As it does in so many other regions, the climate in south-central Pennsylvania poses challenges to producing quality potatoes. The Bender family is nothing if not adaptable—they pride themselves on that particular trait, and it has enabled the farm to be a success for well over a century. The fickle weather of the Mid-Atlantic is a hurdle the family has cleared year after year for generations. A challenge that has proven more difficult to deal with is finding enough local land to make the operation everything they feel it ought to be.
“We don’t have a ton of land around that we can grow potatoes on,” says Bender. “We would like to grow more acres, but we have a hard time finding it around here sometimes.”
Searching for solutions and as-yet-unknown efficiencies has long been a driving internal force for Bender Farms. A big part of that for David and Bryan has been in-depth involvement in local, state and national trade organizations. David has served on the Pennsylvania potato research board and currently sits on the board of the Pennsylvania Co-Operative Potato Growers. Bryan is a Potatoes USA board member, where he is a member of the research committee.
“We’re a smaller farm, and being involved helps us understand what’s going on in the potato industry,” says Bryan. “It’s easy to be isolated, to stay in your little world and not have your eyes opened to the bigger picture. Our involvement gives a lot of motivation and vision of the possibilities.
“Personally,” he continues, “the camaraderie, the getting to know other growers around the country is great. It’s really cool how, even though everyone’s farm is different, it seems like everyone is doing a lot of the same stuff and has the same mission and goals.”

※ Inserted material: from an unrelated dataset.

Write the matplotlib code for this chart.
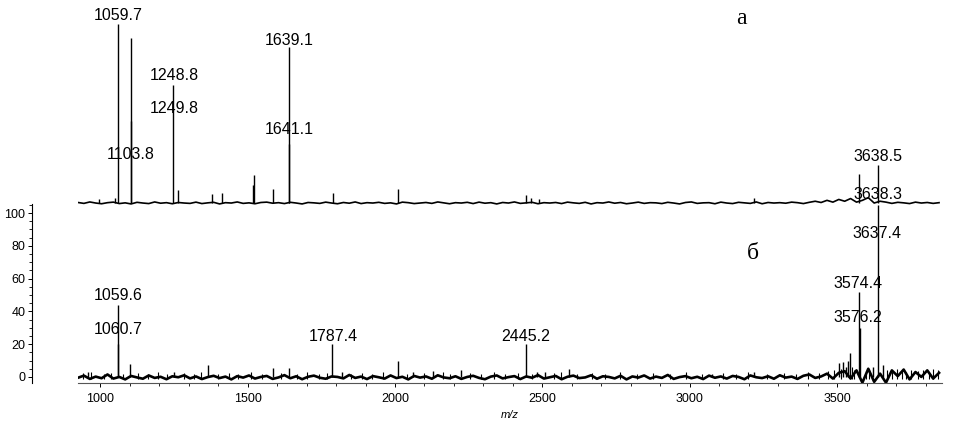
import numpy as np
import matplotlib
matplotlib.use('Agg')
import matplotlib.pyplot as plt
from matplotlib.ticker import MultipleLocator

# спектр "а" (верхний): положения пиков и интенсивности, %
peaks_a_mz = [997, 1050, 1059.7, 1103.8, 1104.8, 1248.8, 1265, 1380, 1413, 1517, 1521,
              1586, 1639.1, 1641.1, 1789, 2010, 2444, 2460, 2490, 3217, 3574, 3638.5]
peaks_a_int = [2.5, 3, 100, 92, 46, 66, 7, 5, 5.5, 10, 15.5,
               8, 87, 33, 5.5, 8, 4.5, 3, 2.5, 3, 16, 21]

# спектр "б" (нижний)
peaks_b_mz = [960, 1059.6, 1060.7, 1102, 1251, 1367, 1586, 1640, 1787.4, 1820, 2010, 2060,
              2130, 2225, 2445.2, 2480, 2510, 2590, 3074, 3217, 3505, 3520, 3528, 3536,
              3543, 3574.4, 3576.2, 3620, 3637.4, 3654]
peaks_b_int = [3, 44, 20, 8, 3, 7, 5.5, 5.5, 20, 3, 10, 3,
               3.5, 4, 20, 3, 3, 5, 2, 3, 8.5, 9, 6, 9.5,
               14.5, 52, 30, 6, 105, 7]

# мелкие шумовые пики нижнего спектра
grass_b_mz = [942, 968, 1012, 1036, 1078, 1128, 1163, 1197, 1228, 1284, 1318, 1342, 1401,
              1437, 1466, 1512, 1548, 1612, 1668, 1702, 1741, 1768, 1852, 1889, 1921, 1958,
              2041, 2097, 2163, 2188, 2256, 2291, 2337, 2372, 2418, 2466, 2538, 2562, 2617,
              2668, 2712, 2763, 2821, 2876, 2932, 2988, 3041, 3112, 3158, 3196, 3262, 3318,
              3361, 3402, 3437, 3468, 3489, 3512, 3551, 3558, 3597, 3608, 3668, 3684, 3702,
              3718, 3733, 3751, 3772, 3790, 3811, 3826, 3843]
grass_b_int = [2.5, 3, 2, 2.5, 2, 2.5, 2, 3, 2, 2.5, 2, 3, 2,
               2.5, 2, 3, 2, 2.5, 2, 3, 2, 2.5, 2, 2.5, 2, 3,
               2, 2.5, 3, 2, 2.5, 2, 3, 2, 2.5, 2, 2.5, 3, 2,
               2.5, 2, 3, 2, 2.5, 2, 3, 2, 2.5, 2, 3, 2, 2.5,
               2, 3, 2.5, 3.5, 4, 5, 6, 4, 3.5, 5, 4.5, 3, 5,
               4, 3, 4.5, 3.5, 4, 3, 5, 4]

# шум базовой линии (шаг 20 по m/z начиная с 925)
noise_a = [
    0.3, -0.2, 0.6, 0.0, -0.4, 0.2, 0.5, -0.3, 0.1, -0.5,
    0.4, 0.0, -0.3, 0.6, -0.1, 0.2, -0.4, 0.3, 0.0, -0.2,
    0.5, -0.3, 0.1, 0.4, -0.5, 0.2, 0.0, 0.6, -0.2, 0.1,
    -0.4, 0.3, 0.5, -0.1, 0.2, -0.3, 0.4, 0.0, -0.5, 0.3,
    0.1, -0.2, 0.5, 0.0, -0.4, 0.3, -0.1, 0.6, -0.3, 0.2,
    0.0, 0.4, -0.2, 0.1, -0.5, 0.5, 0.2, -0.3, 0.0, 0.3,
    -0.2, 0.6, 0.1, -0.4, 0.2, 0.0, 0.4, -0.3, 0.5, -0.1,
    0.2, -0.5, 0.3, 0.0, 0.6, -0.2, 0.1, 0.4, -0.4, 0.2,
    0.0, 0.3, -0.3, 0.5, 0.1, -0.2, 0.4, -0.5, 0.2, 0.0,
    0.6, -0.1, 0.3, -0.4, 0.0, 0.5, -0.2, 0.2, 0.1, -0.3,
    0.4, 0.0, -0.5, 0.3, 0.6, -0.2, 0.1, 0.2, -0.4, 0.5,
    0.0, -0.3, 0.4, 0.1, -0.2, 0.6, -0.4, 0.3, 0.0, 0.2,
    -0.1, 0.5, 0.2, -0.3, 0.4, 1.0, 0.3, 1.5, 0.5, 2.0,
    1.0, 2.5, 0.5, 1.5, 3.0, 0.0, 1.0, 0.5, -0.2, 0.4,
    0.1, -0.3, 0.5, 0.0, 0.3, -0.2, 0.2,
]
noise_b = [
    -0.5, 0.8, -1.2, 0.2, -0.8, 1.5, -1.0, 0.0, -1.5, 0.6,
    -0.3, -1.1, 0.9, -0.6, 0.1, -1.4, 0.4, -0.2, 1.0, -0.9,
    0.3, -1.3, -0.1, 0.7, -0.7, 0.2, -1.5, 0.5, -0.4, 0.9,
    -1.0, 0.0, 0.6, -1.2, -0.3, 1.1, -0.8, 0.4, -1.4, 0.1,
    0.8, -0.5, -1.1, 0.3, 0.0, -0.9, 1.2, -0.6, 0.2, -1.3,
    0.5, -0.2, -1.0, 0.9, -0.7, 0.1, -1.5, 0.6, -0.4, 0.3,
    -1.1, 1.0, -0.3, -0.8, 0.4, -1.2, 0.0, 0.7, -0.6, -1.4,
    0.2, 0.9, -0.9, -0.1, 0.5, -1.3, 0.3, -0.5, 1.1, -1.0,
    -0.2, 0.6, -1.4, 0.1, 0.8, -0.7, -0.3, 1.0, -1.1, 0.4,
    0.0, -0.9, 0.7, -1.5, 0.3, -0.4, 0.9, -1.0, 0.2, -0.6,
    1.2, -1.2, -0.1, 0.5, -0.8, 0.1, -1.3, 0.8, -0.5, 0.3,
    -1.0, 0.6, 0.0, -1.4, 0.9, -0.2, -0.7, 0.4, -1.1, 1.0,
    -0.4, 0.2, -1.2, 0.7, 1.5, -0.6, 0.3, 2.0, -1.0, 2.5,
    3.5, -1.0, 4.0, -3.5, 5.0, -3.0, 2.0, -3.5, 4.0, 0.5,
    4.5, -1.5, 3.0, 0.0, 4.0, -1.0, 2.5,
]

labels_a = ['1059.7', '1248.8', '1249.8', '1103.8', '1639.1', '1641.1', '3638.5', '3638.3']
labels_b = ['1059.6', '1060.7', '1787.4', '2445.2', '3637.4', '3574.4', '3576.2']

# размещение подписей (в координатах данных)
lab_a_x = [1061, 1251, 1251, 1105, 1640, 1640, 3637, 3637]
lab_a_y = [105, 71, 53, 27, 91, 41, 26, 4.5]
lab_b_x = [1062, 1062, 1790, 2444, 3634, 3570, 3570]
lab_b_y = [49.4, 28.7, 24.4, 24.4, 87.8, 57, 36]

plt.rcParams['font.family'] = ['Liberation Sans', 'DejaVu Sans']

W, H = 956, 424
fig = plt.figure(figsize=(W / 100, H / 100), dpi=100)


def px_axes(x0, y0, x1, y1):  # прямоугольник в пикселях (от верхнего левого угла)
    return fig.add_axes([x0 / W, 1 - y1 / H, (x1 - x0) / W, (y1 - y0) / H])


xlim = (925, 3855)
ax_a = px_axes(78, 10, 942, 205)
ax_b = px_axes(78, 204, 942, 383)

for ax, mz, inten, noise, lw in ((ax_a, peaks_a_mz, peaks_a_int, noise_a, 1.2),
                                 (ax_b, peaks_b_mz, peaks_b_int, noise_b, 1.9)):
    nmz = 925 + 20 * np.arange(len(noise))
    ax.plot(nmz, noise, color='black', lw=lw)
    ax.vlines(mz, 0, inten, color='black', lw=1.0)
    ax.set_xlim(*xlim)
    ax.patch.set_alpha(0)

ax_b.vlines(grass_b_mz, -1.5, grass_b_int, color='black', lw=0.8)

# верхний: без осей
ax_a.set_ylim(-1.1, 107.8)
ax_a.axis('off')
for s, x, y in zip(labels_a, lab_a_x, lab_a_y):
    ax_a.text(x, y, s, ha='center', va='center', fontsize=11.5)
ax_a.text(3176, 103, 'а', ha='center', va='center', fontsize=17,
          family=['Liberation Serif', 'DejaVu Serif'])

# нижний
ax_b.set_ylim(-3.7, 105.5)
ax_b.spines['top'].set_visible(False)
ax_b.spines['right'].set_visible(False)
ax_b.spines['left'].set_position(('outward', 33))
ax_b.spines['left'].set_linewidth(0.8)
ax_b.spines['bottom'].set_linewidth(0.8)
ax_b.spines['bottom'].set_color('#555555')
ax_b.yaxis.set_major_locator(MultipleLocator(20))
ax_b.yaxis.set_minor_locator(MultipleLocator(5))
ax_b.xaxis.set_minor_locator(MultipleLocator(100))
ax_b.set_xticks([1000, 1500, 2000, 2500, 3000, 3500])
ax_b.tick_params(which='major', direction='out', length=3, width=0.7, labelsize=9, pad=2)
ax_b.tick_params(which='minor', direction='out', length=2, width=0.6)
ax_b.tick_params(axis='x', which='major', pad=4)
ax_b.set_xlabel('m/z', fontsize=8, style='italic', labelpad=4)
for s, x, y in zip(labels_b, lab_b_x, lab_b_y):
    ax_b.text(x, y, s, ha='center', va='center', fontsize=11.5)
ax_b.text(3213, 75.6, 'б', ha='center', va='center', fontsize=17,
          family=['Liberation Serif', 'DejaVu Serif'])

fig.savefig('out.png', dpi=100)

Ultimately, though, it all comes back to working together on that piece of land outside Chambersburg—that piece of land that has been home to the Benders for so long.
“It’s hard to grow a high-yielding, quality crop,” says Bryan. “But one of the reasons I wanted to move back to the farm is that it’s a great environment to raise a family. There are a lot of life lessons to learn: hard work, being faithful, being a good steward. There’s a lot of practical wisdom to learn from farming.”